PHYSICIST: Time is relative and dependent on speed and gravity
FRIEND: Yeah okay, but my wedding starts at 4 so can you make it or not?
Doctor: Can you point to where it hurts
Me: [gestures wildly towards The News]
Me: I fell down the stairs with a quart of Jägermeister & I didn’t spill a drop.
Him: Well, how’d you do that?
Me: I kept my mouth shut..
You said you couldn’t live without me, so it’s very inconsiderate of you not to be dead.
* deletes account
*reactivates
AND, ONE MORE THING…
Moola better be the only form of currency at a cattle auction.
me: I’m gonna work from home today
co-pilot: wait
[after an argument]
me: *scribbling on a paper*
him: what’s that? what are you writing?
me: *filing it alphabetically in a box marked “People Who’ve Wronged Me”* oh nothing
before coffee: don’t talk to me
after coffee: please don’t talk to me
if my phone is so smart it should be able to tell i’m not trying to screenshot my alarm
[pirate ship capturing another ship]
Pirate: Prepare to be bored!
Other Captain: Don’t you mean boarded?
*pirate opens stamp collection*
I put sea salt on my seafood, so they can be reunited. Because I like happy endings.
I eat oatmeal in the morning to help my cholesterol. I eat cheese for the rest of the day because I ate oatmeal in the morning.
thinking about the time someone asked me if there was any dairy in the tres leches cake i got. yes there’s tres
I wish booze made me flirty. It just makes me quote Adam Sandler movies
[mosh pit]
me: HELLOOO TRYING TO DRINK A LATTE HERE
No one has tried to kill me in awhile, and my body double is openly complaining the job I hired him for is less exciting than promised.
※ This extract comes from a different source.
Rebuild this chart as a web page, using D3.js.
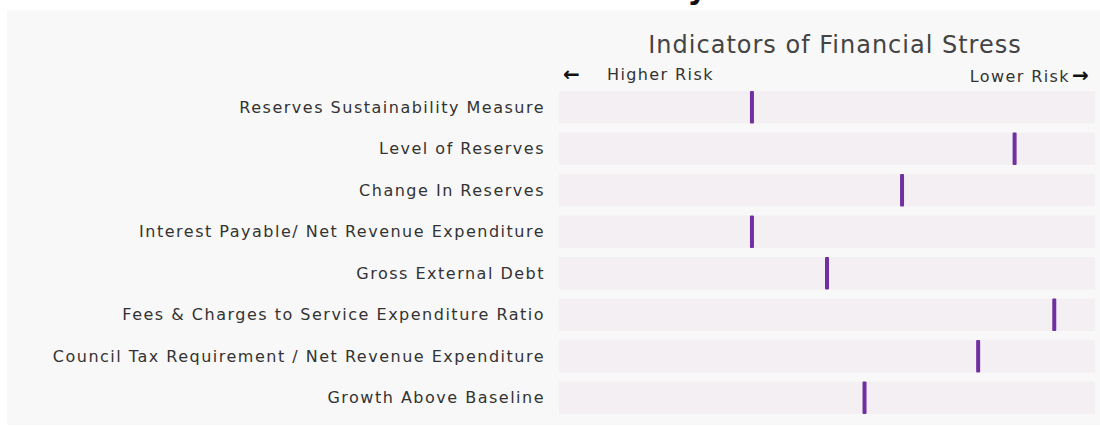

There’s way too much blood in my alcohol system today
Pretty upsetting that this long into the pandemic and some people are still refusing to take their work home with them… Like my children’s nanny
tour guide: here are the sharks
me: bitey boi
guide: …and over here, a swordfish
me: pointy boi
guide: get out of the aquarium
I wasn’t invited to the #MetGala this year so I’m making my own at home
When a guy looks at me, when he’s with a girl, half of me thinks douchebag! Other half hears don’t cha by pussycat dolls playing in my head.
Splinter: ok I’ve made some coloured disguises for you all
Donatello: to protect our identities?
Splinter: exactly Raphael
Michaelangelo: lol he’s not Raphael
Splinter: sorry you’re right Leonardo
Raphael: master, that’s not-
Splinter: just put them on please
I thought I was experiencing early menopause but it turned out one of my kids set the thermostat to 87°.
My daughter said I was too old for over-the-knee boots so I bought two pair and told her she was too young to borrow them.
[blood starts oozing from the ceiling] Oh my god no someone left the blood tap on
I got into a fight with 1, 3, 5, 7, and 9.
The odds were against me.
Just finished up some dusting. And by dusting I mean I blew on a shelf and then sneezed 6 times in a row.
i hate people that say “it’s too early to be eating that” WHAT TIME DO A STOMACH OPEN?